For any reasonable implementation this is an offshoot of the very desirable property that you do not want to bias the hash function output while wanting to keep the function fast.
The string.Empty case of course doesn't go through this shuffle then augment process at all, so it it a no-op by virtue of not actually happening :).
Thus, for strings with a sequence of 4 special characters from the start of the string till the suffix that matters will result in a collision.
This does indeed allow for targeted performance attacks (if you worry about this use a hash function not vulnerable to this that trades a little speed for being much harder to attack (or use a cryptographic hash like SHA-1 or better if you really care).
simply including the length in the calculation directly (rather than as a by product of the iteration count) would recuce the simplicity of the attack, but at the cost of bias in the output bits without quite a strong avalanche phase (since the string lengths encountered in the real world will tend to be very clustered and small). Essentially the better the avalanche the less easy it would be to target too.

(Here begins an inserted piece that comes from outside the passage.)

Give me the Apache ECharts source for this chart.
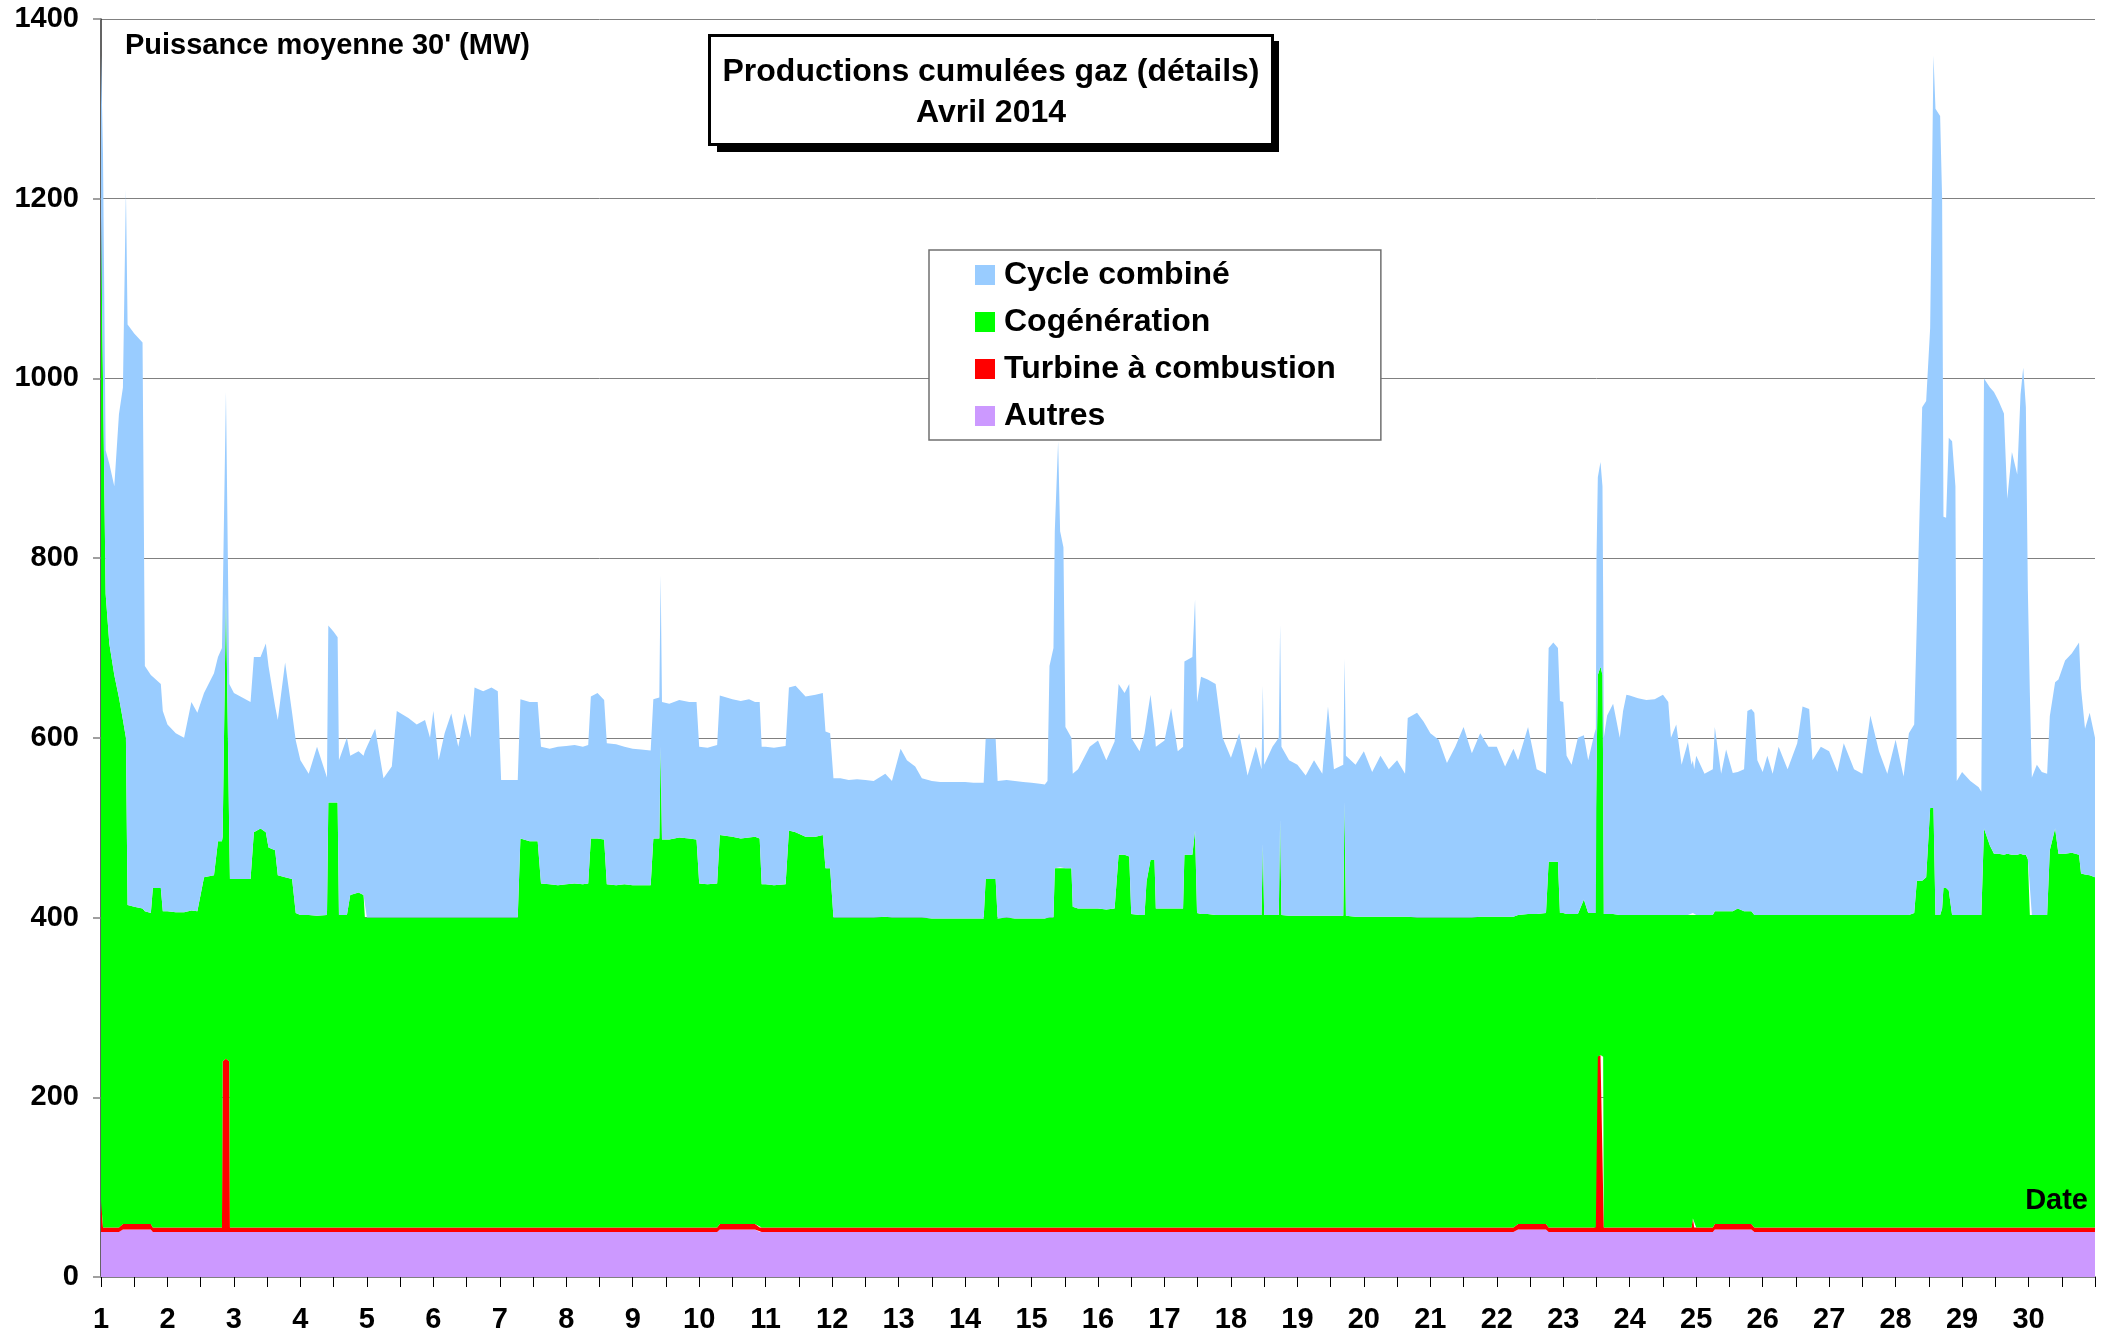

the phonetic pronunciation of this is (IPA) m̥o pronounced (very roughly) like hmo (but with the hm bit voiceless)
Exploiting this would thus be a "hmOhmO" attack. Not really catchy so I can't imagine it would be popular :)
@Luc Bos : Me, too. The second thing I did was peek at the reference source out of curiosity. I think my favorite line in the reference source is hash1 ^= ThisAssembly.DailyBuildNumber . For context:
// We want to ensure we can change our hash function daily.
// This is perfectly fine as long as you don't persist the
// value from GetHashCode to disk or count on String A
// hashing before string B. Those are bugs in your code.
hash1 ^= ThisAssembly.DailyBuildNumber;
That makes me smile.
I suppose another curious property is that it looks like an M.C. Escher drawing of impossible eyeglasses.
This is not an interesting property of the string, but of the hash function.